Through my job as a webcammer I also speak to a LOT of men who get off on “small penis humiliation”. This is when I quite literally mock them for having a small penis, jeering at how they can never possibly hope to satisfy a woman and how they should be ashamed to call themselves a man. This is probably NOT what you wanted to hear as advice for your penis issue but hear me out (!) – most of these men show me their cocks on cam and they are minute, like literally the ugliest micro cocks that you have ever seen. Some of them are lucky to be pushing three inches when hard and most of these men are still married so if they can do it then fuck it, you have no worries at all.
With regards to the original question about whether penis size will affect your relationships, I’m going to say no, it won’t or rather, it shouldn’t. Confidence is very attractive in a mate and it may be your own lack of it, coupled with your worry about your package, that might end up affecting your love making more than the actual size of what you are packing. Just like porn has given unrealistic expectations to men about what women like and how they like to be treated, I think porn has convinced both men and women that ladies NEED big cocks inside of them to even think about being able to orgasm. This is false as most women don’t come from penetration anyway, which is when you can fall back on your foreplay skills. As long as you make us cum, we are happy.

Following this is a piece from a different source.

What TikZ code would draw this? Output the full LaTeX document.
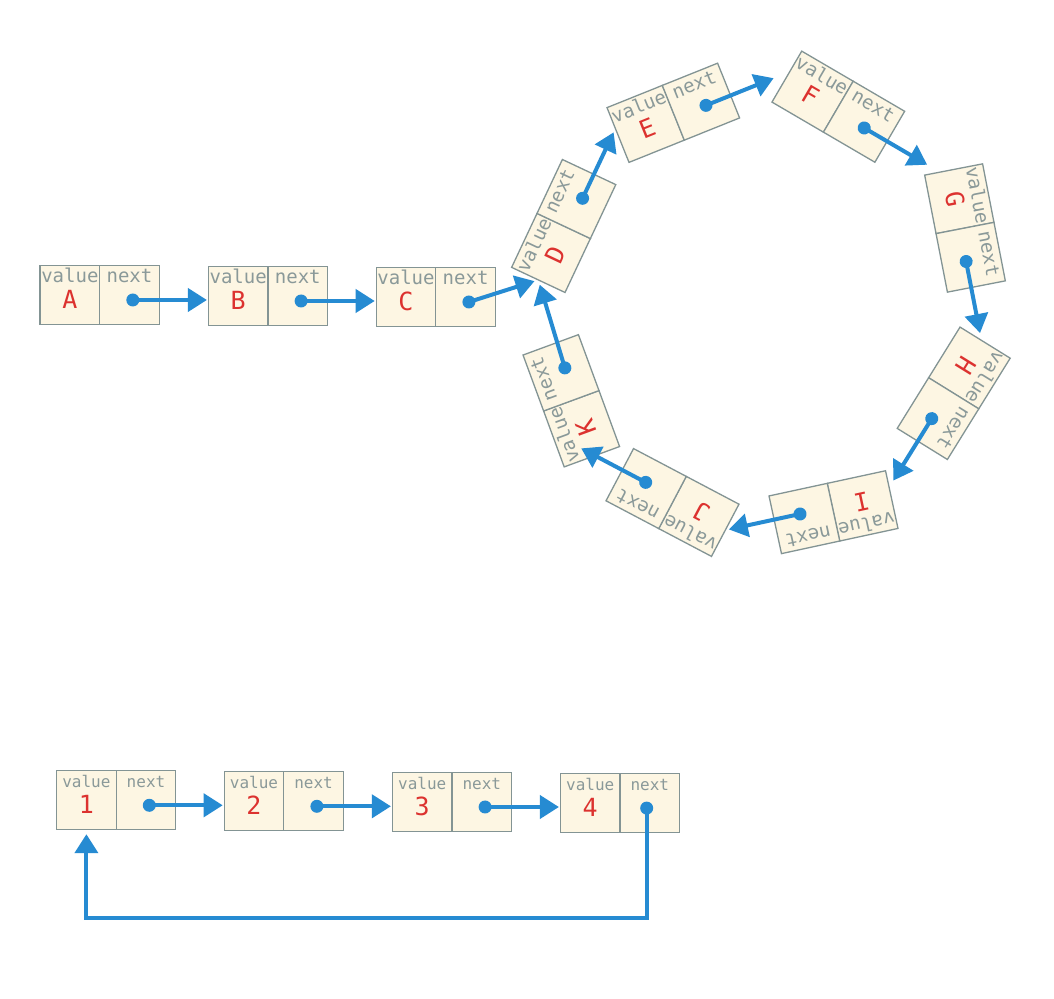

Even I, who claims to prefer 7 inches wouldn’t actually have a clue how big that is if you asked me to demonstrate with my hands, I’d just be guessing! If you’re still worried about your size being an issue then there’s still plenty of positions you can try that will guarantee a deeper reach and ultimately be more pleasurable to the both of you, such as doggy style and with her on top riding you. You are right, sex is such an integral part of a relationship but from what I hear, it falls to the wayside once you’re in one anyway. Relationships are built on other things too, apparently, such as respect and love and all that jazz.

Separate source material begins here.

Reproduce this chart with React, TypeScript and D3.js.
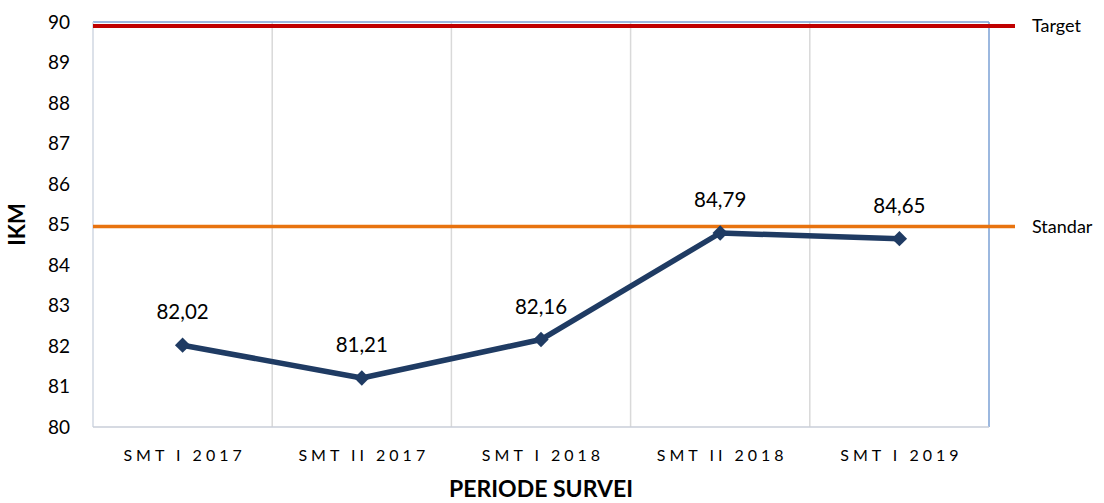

And finally, if you’re going to unpick every possible issue you could face in the bedroom then you’d never get anything done! I’d rather a man with a smaller dick who can get the job done than a two pump and it’s over kind of guy. Any woman you sleep with is probably going to plagued with her own insecurities and worries that you’ll notice how her belly sags when she’s on all fours or that you won’t like the look of her vagina. Honestly, don’t sweat the small stuff.